La disciplina del rimborso delle spese legali prevede poi un’ulteriore specificità per i giudizi innanzi alla Corte dei Conti, regolati dall’art. 3, comma 2-bis, del D.L. 23/10/1996 n.543, convertito in legge, con modificazioni dall’art.1, comma1, della L.639/96, il quale stabilisce che “In caso di definitivo proscioglimento ai sensi di quanto previsto dal comma 1 dell’articolo 1 della legge 14 gennaio 1994, n.20 come modificato dal comma 1 del presente articolo, le spese legali sostenute dai soggetti sottoposti al giudizio della Corte dei Conti sono rimborsate dall’amministrazione di appartenenza”. Anche in sede di responsabilità contabile, pertanto, la sola forma di tutela contemplata è quella “successiva” del rimborso.

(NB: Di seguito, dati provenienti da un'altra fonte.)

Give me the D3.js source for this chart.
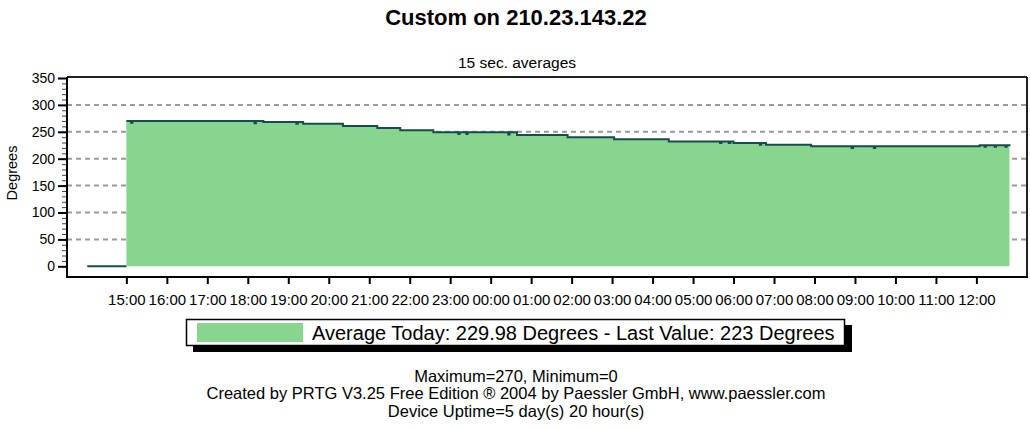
<!DOCTYPE html>
<html>
<head>
<meta charset="utf-8">
<script src="https://cdn.jsdelivr.net/npm/d3@7"></script>
<style>
  body { margin: 0; background: #fff; }
  svg { display: block; font-family: "Liberation Sans", Arial, sans-serif; }
</style>
</head>
<body>
<div id="chart"></div>
<script>
// readings (HH:MM, degrees), before 13:00 means next day
const zeroTimes = ["14:02", "15:00"];
const zeroValues = [0, 0];

const times = ["15:00", "15:07", "15:09", "18:10", "18:12", "18:23", "19:12", "19:14", "19:22",
  "20:21", "21:12", "21:46", "22:35", "23:12", "23:14", "23:24", "23:26", "00:26", "00:28",
  "00:39", "01:54", "03:03", "04:24", "05:40", "05:42", "05:53", "05:55", "06:00", "06:39",
  "06:41", "06:48", "07:55", "08:55", "08:57", "09:28", "09:30", "12:05", "12:12", "12:14",
  "12:27", "12:29", "12:43", "12:45", "12:49"];
const values = [270, 267, 270, 266, 270, 268, 265, 268, 265,
  261, 257, 253, 249, 246, 249, 246, 249, 245, 249,
  244, 240, 236, 232, 229, 232, 229, 232, 229, 226,
  229, 226, 223, 220, 223, 220, 223, 225, 222, 225,
  222, 225, 222, 225, 223];

const yTicks = [0, 50, 100, 150, 200, 250, 300, 350];
const gridValues = [50, 100, 150, 200, 250, 300];
const domainStart = "13:32";
const domainEnd = "13:15";

const titleText = "Custom on 210.23.143.22";
const subtitleText = "15 sec. averages";
const yLabel = "Degrees";
const legendText = "Average Today: 229.98 Degrees - Last Value: 223 Degrees";
const footerLines = [
  "Maximum=270, Minimum=0",
  "Created by PRTG V3.25 Free Edition \u00AE 2004 by Paessler GmbH, www.paessler.com",
  "Device Uptime=5 day(s) 20 hour(s)"
];

const lineColor = "#184c4c";
const fillColor = "#88d590";

// parse clock strings into dates, wrapping past midnight
const parseClock = (s, endSide) => {
  const [h, m] = s.split(":").map(Number);
  const day = (h < 13 || (endSide && h === 13)) ? 2 : 1;
  return new Date(2004, 0, day, h, m);
};

const zeroData = zeroTimes.map((t, i) => ({ t: parseClock(t), v: zeroValues[i] }));
const data = times.map((t, i) => ({ t: parseClock(t), v: values[i] }));

const W = 1030, H = 428;
const plot = { left: 67, right: 1027, top: 77, bottom: 277 };

const svg = d3.select("#chart").append("svg")
  .attr("width", W)
  .attr("height", H);

const x = d3.scaleTime()
  .domain([parseClock(domainStart), parseClock(domainEnd, true)])
  .range([plot.left, plot.right]);

const y = d3.scaleLinear()
  .domain([0, 350])
  .range([266.3, 78]);

// titles
svg.append("text")
  .attr("x", 516).attr("y", 25)
  .attr("text-anchor", "middle")
  .style("font-size", "22px").style("font-weight", "bold")
  .text(titleText);

svg.append("text")
  .attr("x", 517).attr("y", 68)
  .attr("text-anchor", "middle")
  .style("font-size", "15.5px")
  .text(subtitleText);

// dashed grid
svg.append("g")
  .selectAll("line")
  .data(gridValues)
  .join("line")
  .attr("x1", plot.left).attr("x2", plot.right)
  .attr("y1", (d) => y(d)).attr("y2", (d) => y(d))
  .attr("stroke", "#9a9a9a")
  .attr("stroke-width", 2)
  .attr("stroke-dasharray", "5,4");

// area
const area = d3.area()
  .x((d) => x(d.t))
  .y0(y(0))
  .y1((d) => y(d.v))
  .curve(d3.curveStepAfter);

svg.append("path")
  .datum(data)
  .attr("fill", fillColor)
  .attr("d", area);

const line = d3.line()
  .x((d) => x(d.t))
  .y((d) => y(d.v))
  .curve(d3.curveStepAfter);

svg.append("path")
  .datum(zeroData)
  .attr("fill", "none")
  .attr("stroke", lineColor)
  .attr("stroke-width", 2)
  .attr("d", line);

svg.append("path")
  .datum(data)
  .attr("fill", "none")
  .attr("stroke", lineColor)
  .attr("stroke-width", 2)
  .attr("d", line);

// frame
svg.append("line")
  .attr("x1", plot.left).attr("x2", plot.right)
  .attr("y1", plot.top).attr("y2", plot.top)
  .attr("stroke", "#222").attr("stroke-width", 2);
svg.append("line")
  .attr("x1", plot.right).attr("x2", plot.right)
  .attr("y1", plot.top).attr("y2", plot.bottom)
  .attr("stroke", "#222").attr("stroke-width", 2);

// y axis
const yMinor = d3.range(0, 351, 10);
svg.append("g")
  .attr("transform", `translate(${plot.left},0)`)
  .call(d3.axisLeft(y).tickValues(yMinor).tickSize(5).tickFormat(""))
  .call((g) => g.select(".domain").remove())
  .selectAll("line").attr("stroke", "#444");

const yAxis = svg.append("g")
  .attr("transform", `translate(${plot.left},0)`)
  .call(d3.axisLeft(y).tickValues(yTicks).tickSize(9).tickPadding(3));
yAxis.select(".domain").remove();
yAxis.selectAll("line").attr("stroke", "#000").attr("stroke-width", 2);
yAxis.selectAll("text")
  .style("font-size", "14px")
  .style("font-family", "'Liberation Sans', Arial, sans-serif")
  .attr("fill", "#000");

svg.append("text")
  .attr("transform", "translate(17,173) rotate(-90)")
  .attr("text-anchor", "middle")
  .style("font-size", "14.5px")
  .text(yLabel);

// x axis
const hourTicks = d3.timeHour.every(1)
  .range(parseClock("15:00"), d3.timeMinute.offset(parseClock("12:00"), 1));
const xAxis = svg.append("g")
  .attr("transform", `translate(0,${plot.bottom})`)
  .call(d3.axisBottom(x).tickValues(hourTicks).tickSize(7).tickFormat(d3.timeFormat("%H:%M")));
xAxis.select(".domain").remove();
xAxis.selectAll("line").attr("stroke", "#000").attr("stroke-width", 2);
xAxis.selectAll("text")
  .attr("y", 28).attr("dy", 0)
  .style("font-size", "15px")
  .style("font-family", "'Liberation Sans', Arial, sans-serif")
  .attr("fill", "#000");

// axis lines on top
svg.append("line")
  .attr("x1", plot.left).attr("x2", plot.left)
  .attr("y1", plot.top).attr("y2", plot.bottom + 1)
  .attr("stroke", "#000").attr("stroke-width", 2);
svg.append("line")
  .attr("x1", plot.left).attr("x2", plot.right + 1)
  .attr("y1", plot.bottom).attr("y2", plot.bottom)
  .attr("stroke", "#000").attr("stroke-width", 2);

// legend box with shadow
const lg = svg.append("g");
lg.append("rect")
  .attr("x", 193).attr("y", 325).attr("width", 659).attr("height", 27)
  .attr("fill", "#000");
lg.append("rect")
  .attr("x", 186.5).attr("y", 319.5).attr("width", 658).attr("height", 26)
  .attr("fill", "#fff").attr("stroke", "#000").attr("stroke-width", 1.5);
lg.append("rect")
  .attr("x", 197).attr("y", 323).attr("width", 106).attr("height", 19)
  .attr("fill", fillColor);
lg.append("text")
  .attr("x", 312).attr("y", 339.5)
  .style("font-size", "20px")
  .text(legendText);

// footer
svg.append("g")
  .selectAll("text")
  .data(footerLines)
  .join("text")
  .attr("x", 516)
  .attr("y", (d, i) => 381.5 + i * 17.5)
  .attr("text-anchor", "middle")
  .style("font-size", "16.5px")
  .text((d) => d);
</script>
</body>
</html>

La peculiarità principale è piuttosto la previsione del requisito del “definitivo proscioglimento” (non previsto per i giudizi civili e penali).

In considerazione dei parametri stabiliti dalle fonti normative e dell’interpretazione che di queste dà la giurisprudenza della Corte dei Conti, è pertanto di fondamentale importanza che il dipendente pubblico si premuri di concertare con il proprio ente di appartenenza – soprattutto laddove sia previsto l’istituto del c.d. “comune gradimento” – la nomina del proprio legale, al fine di non incorrere in potenziali contestazioni in sede di successivo rimborso.

Allo stesso modo, e con specifico riferimento a tutti quei prodotti assicurativi che prevedano la possibilità del rimborso delle spese legali sostenute dai dipendenti della P.A., emerge chiara la necessità di interagire tempestivamente con gli Assicuratori già nella fase iniziale del sinistro, al fine di ottenerne il preventivo assenso alla rifusione dei costi di difesa, in ossequio alle disposizioni contenute nel contratto assicurativo sottoscritto.